Tax avoidance is a measure of the incompetence of the lawmaker and the competence of the taxpayer

Taxation is fundamentally a confiscation of private assets for public purposes. It may well be necessary. Tax laws may be fair or unfair. Good citizenship – individual or corporate – then requires that prevailing rules of taxation law be followed, due amounts calculated and paid. Individuals and companies are required to cooperate in calculating the taxes they owe to their tax jurisdictions under existing rules and to pay such amounts in a timely manner.

I find it irritating when the lawmakers then criticise taxpayers for the deficiencies of the laws they have formulated. It has become popular for politicians to criticise large companies and wealthy individuals for “tax avoidance” (which is perfectly legal) as being cases of “not paying your fair share of tax”. It strikes me as a rather irrational – if populist – argument. Tax laws are not inherently, and of themselves, “fair”. In fact the question of “fairness” is not a criteria when it comes to paying or not paying tax. It comes into play only in the formulation of the enabling law. Once a tax law is passed, all legal entities within the jurisdiction are required to pay – whether or not it is “fair” in somebody’s opinion. Many tax laws are intentionally “unfair” to try and implement some policy or other, or to encourage some particular behaviour. When politicians start referring to the “spirit of the law” not being followed, it is just a confession of their own incompetence in formulating laws to implement their intentions.

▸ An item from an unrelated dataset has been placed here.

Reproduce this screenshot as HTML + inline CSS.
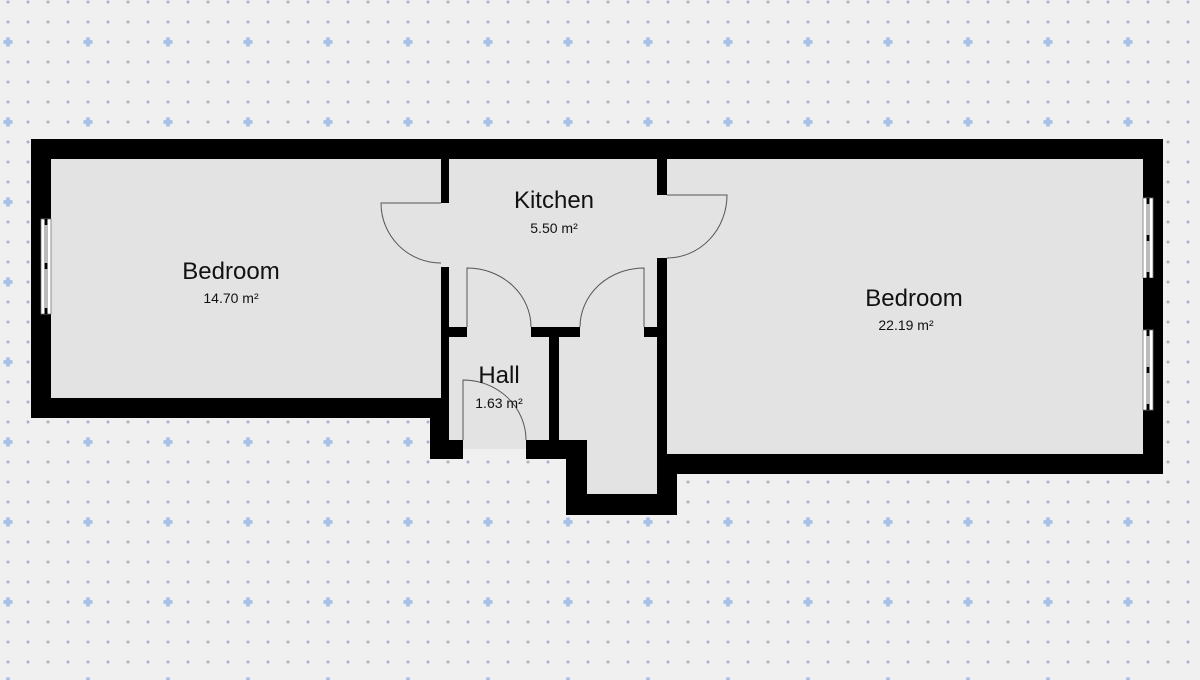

As law-abiding individuals and companies, we calculate and pay our taxes according to the rules that prevail. We use all available rules of allowable deductions and off-sets and deferred taxes and tax-breaks to minimise the amount of personal assets that are to be confiscated by the State. We use accountants and experts to navigate the complexities and intricacies of tax legislation. No individual is ever expected to pay more than the prevailing rules require. Any individual who does pay more than required, and assuming his perfectly rational objective is to minimise the tax to be payed, is fundamentally incompetent. Any company which pays more tax than it should also demonstrates incompetence and is not demonstrating due care of its investors’ assets.

Individuals and corporations are not required or expected to pay more than what is due under the rules prevailing. The issue of ethics is in play when the rules are formulated and is also involved in the following of the rules. The act of payment is an ethical issue but minimisation of tax due is a matter of competence, not of ethics. Paying more taxes than are due demonstrates incompetence and gains no ethical credits. So when there is criticism of companies for “not paying enough tax”, the real failure is with the politicians who have made the deficient rules – not with the individuals or companies who have followed the prevailing rules to their own best advantage.

I would certainly not wish to invest in any company which was not sufficiently competent to keep its taxes to a minimum.

Tax evasion is illegal and demonstrates a lack of ethics with the taxpayer. Tax avoidance is a measure of the incompetence of lawmakers and of the competence of the taxpayer. I would go so far as to say that to pay more tax than is due is not just incompetent, but also unethical in being deficient in the due care of resources to be expected of any responsible entity.